● TASK TO COMPLETE
From the listing below, extract each entry exactly as written, minus the images.
** begin DATA SUPPLIED **
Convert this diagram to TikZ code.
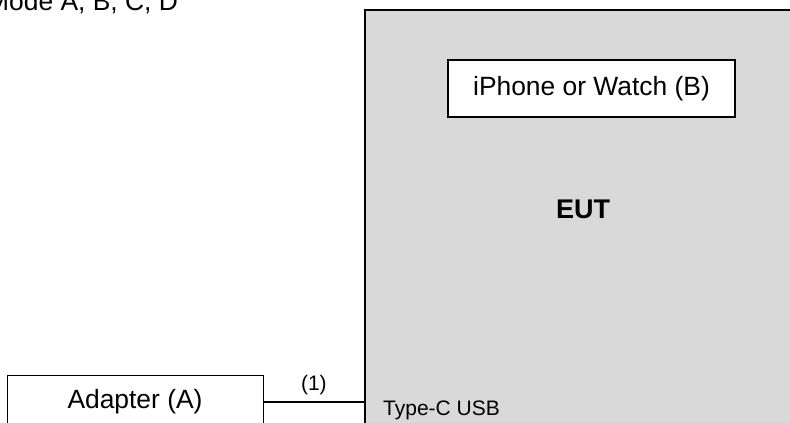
\documentclass[tikz,border=0pt]{standalone}
\usepackage{fontspec}
\setmainfont{Liberation Sans}
\definecolor{eutgray}{RGB}{217,217,217}
\tikzset{
  px/.style={x=1pt,y=-1pt},
  box/.style={draw=black, line width=1.2pt, fill=white, inner sep=0pt, font=\fontsize{26.4}{30}\selectfont},
  bigbox/.style={draw=black, line width=1.6pt, fill=eutgray, inner sep=0pt},
  lbl/.style={inner sep=0pt, font=\fontsize{21}{24}\selectfont},
  wire/.style={draw=black, line width=1.2pt}
}
\begin{document}
\begin{tikzpicture}[px]
\useasboundingbox (0,0) rectangle (790,423);
\clip (0,0) rectangle (790,423);
\node[anchor=base west, inner sep=0pt, font=\fontsize{26.4}{30}\selectfont] (mode) at (-13,10) {Mode A, B, C, D};
\node[bigbox, minimum width=440pt, minimum height=430pt] (eut) at (585,225) {};
\node[box, minimum width=287pt, minimum height=57pt] (phone) at (591.5,88.5) {iPhone or Watch (B)};
\node[inner sep=0pt, font=\bfseries\fontsize{27}{30}\selectfont] (euttxt) at (583,209) {EUT};
\node[box, line width=1pt, minimum width=256pt, minimum height=54pt] (adapter) at (135,402) {Adapter (A)};
\node[lbl, anchor=west] (usb) at (383,410) {Type-C USB};
\draw[wire] (adapter.east) -- (eut.west |- adapter.east) node[lbl, midway, above=7pt] (one) {(1)};
\end{tikzpicture}
\end{document}
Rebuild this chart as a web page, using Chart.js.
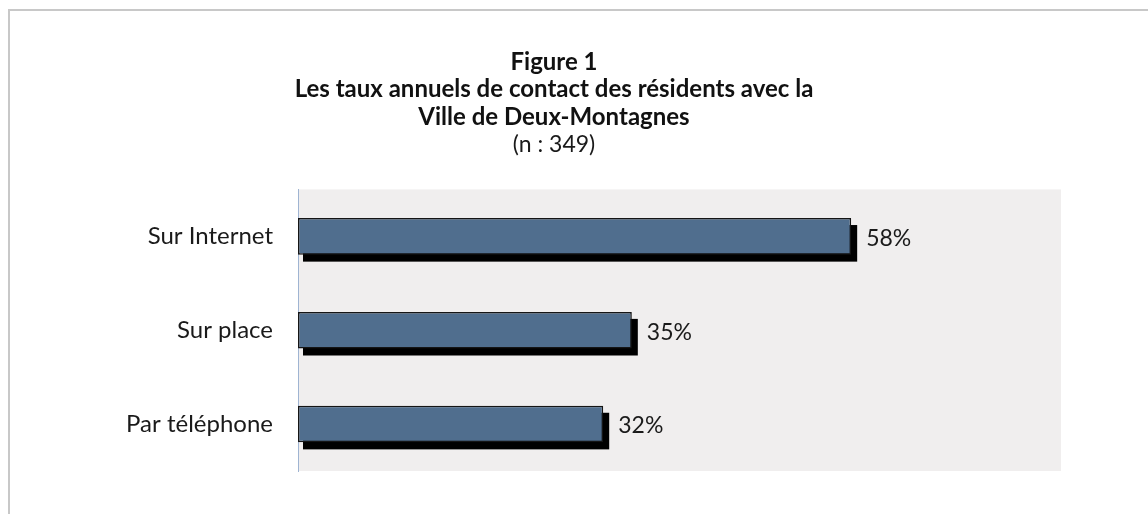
** end DATA SUPPLIED **
● EXERCISE OUTPUT
Convert this diagram to TikZ code.
\documentclass[tikz,border=0pt]{standalone}
\usepackage{fontspec}
\setmainfont{Liberation Sans}
\definecolor{eutgray}{RGB}{217,217,217}
\tikzset{
  px/.style={x=1pt,y=-1pt},
  box/.style={draw=black, line width=1.2pt, fill=white, inner sep=0pt, font=\fontsize{26.4}{30}\selectfont},
  bigbox/.style={draw=black, line width=1.6pt, fill=eutgray, inner sep=0pt},
  lbl/.style={inner sep=0pt, font=\fontsize{21}{24}\selectfont},
  wire/.style={draw=black, line width=1.2pt}
}
\begin{document}
\begin{tikzpicture}[px]
\useasboundingbox (0,0) rectangle (790,423);
\clip (0,0) rectangle (790,423);
\node[anchor=base west, inner sep=0pt, font=\fontsize{26.4}{30}\selectfont] (mode) at (-13,10) {Mode A, B, C, D};
\node[bigbox, minimum width=440pt, minimum height=430pt] (eut) at (585,225) {};
\node[box, minimum width=287pt, minimum height=57pt] (phone) at (591.5,88.5) {iPhone or Watch (B)};
\node[inner sep=0pt, font=\bfseries\fontsize{27}{30}\selectfont] (euttxt) at (583,209) {EUT};
\node[box, line width=1pt, minimum width=256pt, minimum height=54pt] (adapter) at (135,402) {Adapter (A)};
\node[lbl, anchor=west] (usb) at (383,410) {Type-C USB};
\draw[wire] (adapter.east) -- (eut.west |- adapter.east) node[lbl, midway, above=7pt] (one) {(1)};
\end{tikzpicture}
\end{document}
Rebuild this chart as a web page, using Chart.js.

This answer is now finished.